WHAT THE TASK ASKS
Make an exact copy of the records, with the images left out.

TASK DATA

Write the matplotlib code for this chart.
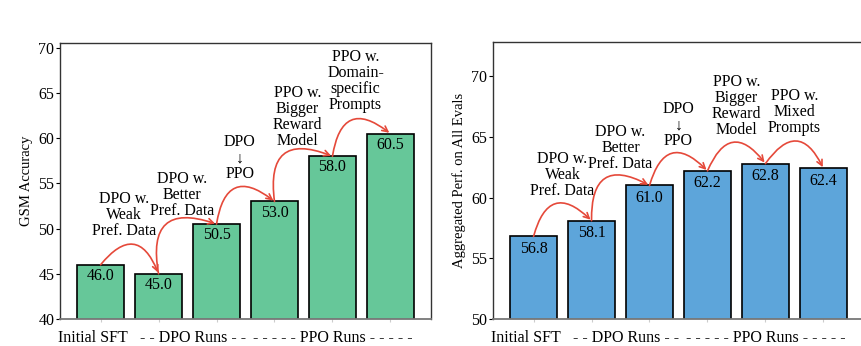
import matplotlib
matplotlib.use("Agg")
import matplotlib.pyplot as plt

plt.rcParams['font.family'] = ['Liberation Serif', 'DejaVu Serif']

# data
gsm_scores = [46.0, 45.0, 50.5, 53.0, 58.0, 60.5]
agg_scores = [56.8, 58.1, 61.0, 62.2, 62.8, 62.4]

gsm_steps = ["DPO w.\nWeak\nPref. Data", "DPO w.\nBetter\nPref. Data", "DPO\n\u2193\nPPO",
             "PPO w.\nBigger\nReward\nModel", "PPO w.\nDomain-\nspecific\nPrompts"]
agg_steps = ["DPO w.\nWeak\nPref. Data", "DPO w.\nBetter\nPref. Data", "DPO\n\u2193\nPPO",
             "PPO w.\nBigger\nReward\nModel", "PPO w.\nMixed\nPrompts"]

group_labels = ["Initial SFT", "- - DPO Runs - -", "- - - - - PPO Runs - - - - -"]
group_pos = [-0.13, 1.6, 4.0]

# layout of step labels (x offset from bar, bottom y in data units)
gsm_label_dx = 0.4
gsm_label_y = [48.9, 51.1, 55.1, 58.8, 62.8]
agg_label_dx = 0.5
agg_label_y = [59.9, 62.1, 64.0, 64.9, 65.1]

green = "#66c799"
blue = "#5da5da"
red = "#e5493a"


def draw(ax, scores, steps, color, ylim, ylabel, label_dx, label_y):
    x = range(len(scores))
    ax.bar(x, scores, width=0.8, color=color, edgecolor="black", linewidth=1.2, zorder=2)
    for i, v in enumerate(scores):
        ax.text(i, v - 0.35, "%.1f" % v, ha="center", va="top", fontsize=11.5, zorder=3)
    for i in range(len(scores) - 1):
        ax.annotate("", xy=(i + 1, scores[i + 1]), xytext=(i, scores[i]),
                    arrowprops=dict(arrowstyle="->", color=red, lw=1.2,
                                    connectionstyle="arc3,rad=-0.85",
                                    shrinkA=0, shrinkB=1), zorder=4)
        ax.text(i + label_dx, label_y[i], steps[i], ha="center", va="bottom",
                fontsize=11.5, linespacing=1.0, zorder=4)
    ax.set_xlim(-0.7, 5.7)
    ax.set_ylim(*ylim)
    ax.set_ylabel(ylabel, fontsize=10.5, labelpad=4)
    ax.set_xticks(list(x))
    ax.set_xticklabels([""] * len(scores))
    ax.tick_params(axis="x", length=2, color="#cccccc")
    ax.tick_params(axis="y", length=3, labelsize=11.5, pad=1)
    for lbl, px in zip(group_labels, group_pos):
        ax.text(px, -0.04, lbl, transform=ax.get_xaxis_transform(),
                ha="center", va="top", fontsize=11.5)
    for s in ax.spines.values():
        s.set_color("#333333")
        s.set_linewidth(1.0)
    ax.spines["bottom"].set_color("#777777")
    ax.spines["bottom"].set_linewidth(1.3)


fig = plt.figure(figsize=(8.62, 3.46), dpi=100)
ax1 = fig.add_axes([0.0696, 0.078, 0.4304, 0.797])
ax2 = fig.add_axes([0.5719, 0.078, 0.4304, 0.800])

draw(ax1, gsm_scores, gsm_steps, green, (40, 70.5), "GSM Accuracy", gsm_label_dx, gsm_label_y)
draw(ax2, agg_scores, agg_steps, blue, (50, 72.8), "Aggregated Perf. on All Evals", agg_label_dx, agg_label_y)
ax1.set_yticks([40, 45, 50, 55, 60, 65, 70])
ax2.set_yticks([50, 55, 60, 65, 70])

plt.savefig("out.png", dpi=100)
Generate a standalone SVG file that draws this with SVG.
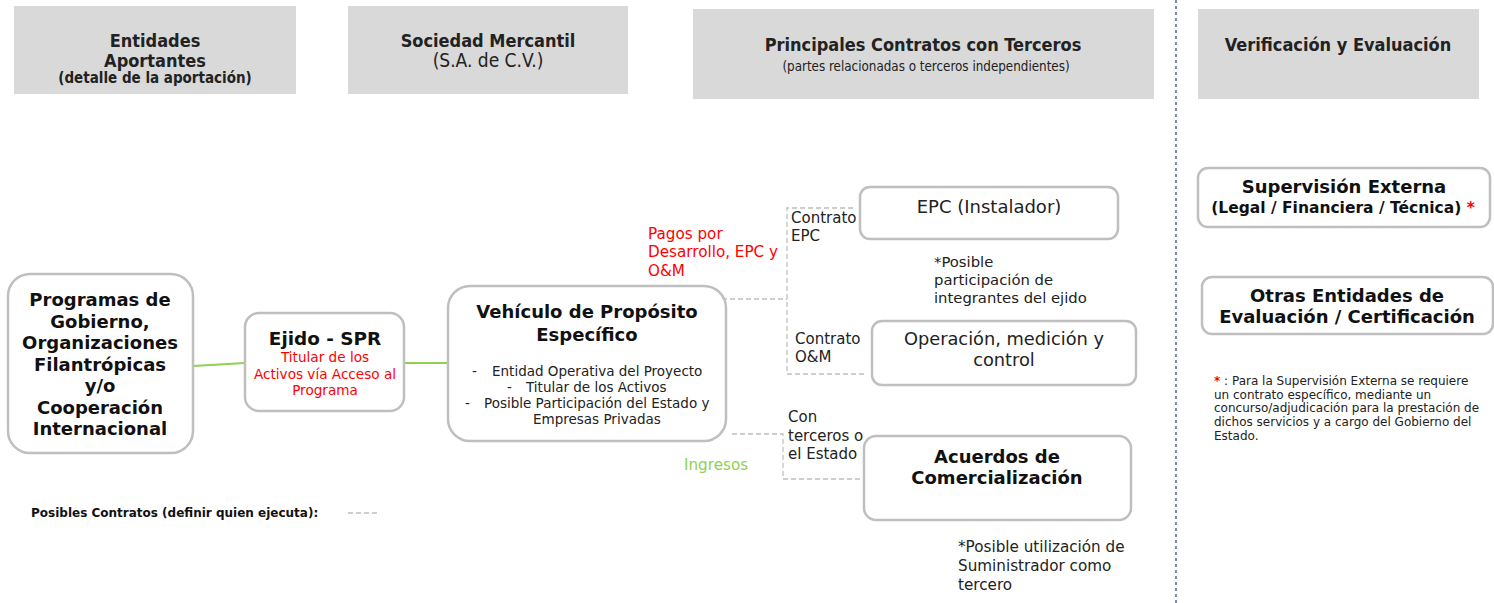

FINISHED EXERCISE
Write the matplotlib code for this chart.
import matplotlib
matplotlib.use("Agg")
import matplotlib.pyplot as plt

plt.rcParams['font.family'] = ['Liberation Serif', 'DejaVu Serif']

# data
gsm_scores = [46.0, 45.0, 50.5, 53.0, 58.0, 60.5]
agg_scores = [56.8, 58.1, 61.0, 62.2, 62.8, 62.4]

gsm_steps = ["DPO w.\nWeak\nPref. Data", "DPO w.\nBetter\nPref. Data", "DPO\n\u2193\nPPO",
             "PPO w.\nBigger\nReward\nModel", "PPO w.\nDomain-\nspecific\nPrompts"]
agg_steps = ["DPO w.\nWeak\nPref. Data", "DPO w.\nBetter\nPref. Data", "DPO\n\u2193\nPPO",
             "PPO w.\nBigger\nReward\nModel", "PPO w.\nMixed\nPrompts"]

group_labels = ["Initial SFT", "- - DPO Runs - -", "- - - - - PPO Runs - - - - -"]
group_pos = [-0.13, 1.6, 4.0]

# layout of step labels (x offset from bar, bottom y in data units)
gsm_label_dx = 0.4
gsm_label_y = [48.9, 51.1, 55.1, 58.8, 62.8]
agg_label_dx = 0.5
agg_label_y = [59.9, 62.1, 64.0, 64.9, 65.1]

green = "#66c799"
blue = "#5da5da"
red = "#e5493a"


def draw(ax, scores, steps, color, ylim, ylabel, label_dx, label_y):
    x = range(len(scores))
    ax.bar(x, scores, width=0.8, color=color, edgecolor="black", linewidth=1.2, zorder=2)
    for i, v in enumerate(scores):
        ax.text(i, v - 0.35, "%.1f" % v, ha="center", va="top", fontsize=11.5, zorder=3)
    for i in range(len(scores) - 1):
        ax.annotate("", xy=(i + 1, scores[i + 1]), xytext=(i, scores[i]),
                    arrowprops=dict(arrowstyle="->", color=red, lw=1.2,
                                    connectionstyle="arc3,rad=-0.85",
                                    shrinkA=0, shrinkB=1), zorder=4)
        ax.text(i + label_dx, label_y[i], steps[i], ha="center", va="bottom",
                fontsize=11.5, linespacing=1.0, zorder=4)
    ax.set_xlim(-0.7, 5.7)
    ax.set_ylim(*ylim)
    ax.set_ylabel(ylabel, fontsize=10.5, labelpad=4)
    ax.set_xticks(list(x))
    ax.set_xticklabels([""] * len(scores))
    ax.tick_params(axis="x", length=2, color="#cccccc")
    ax.tick_params(axis="y", length=3, labelsize=11.5, pad=1)
    for lbl, px in zip(group_labels, group_pos):
        ax.text(px, -0.04, lbl, transform=ax.get_xaxis_transform(),
                ha="center", va="top", fontsize=11.5)
    for s in ax.spines.values():
        s.set_color("#333333")
        s.set_linewidth(1.0)
    ax.spines["bottom"].set_color("#777777")
    ax.spines["bottom"].set_linewidth(1.3)


fig = plt.figure(figsize=(8.62, 3.46), dpi=100)
ax1 = fig.add_axes([0.0696, 0.078, 0.4304, 0.797])
ax2 = fig.add_axes([0.5719, 0.078, 0.4304, 0.800])

draw(ax1, gsm_scores, gsm_steps, green, (40, 70.5), "GSM Accuracy", gsm_label_dx, gsm_label_y)
draw(ax2, agg_scores, agg_steps, blue, (50, 72.8), "Aggregated Perf. on All Evals", agg_label_dx, agg_label_y)
ax1.set_yticks([40, 45, 50, 55, 60, 65, 70])
ax2.set_yticks([50, 55, 60, 65, 70])

plt.savefig("out.png", dpi=100)
Generate a standalone SVG file that draws this with SVG.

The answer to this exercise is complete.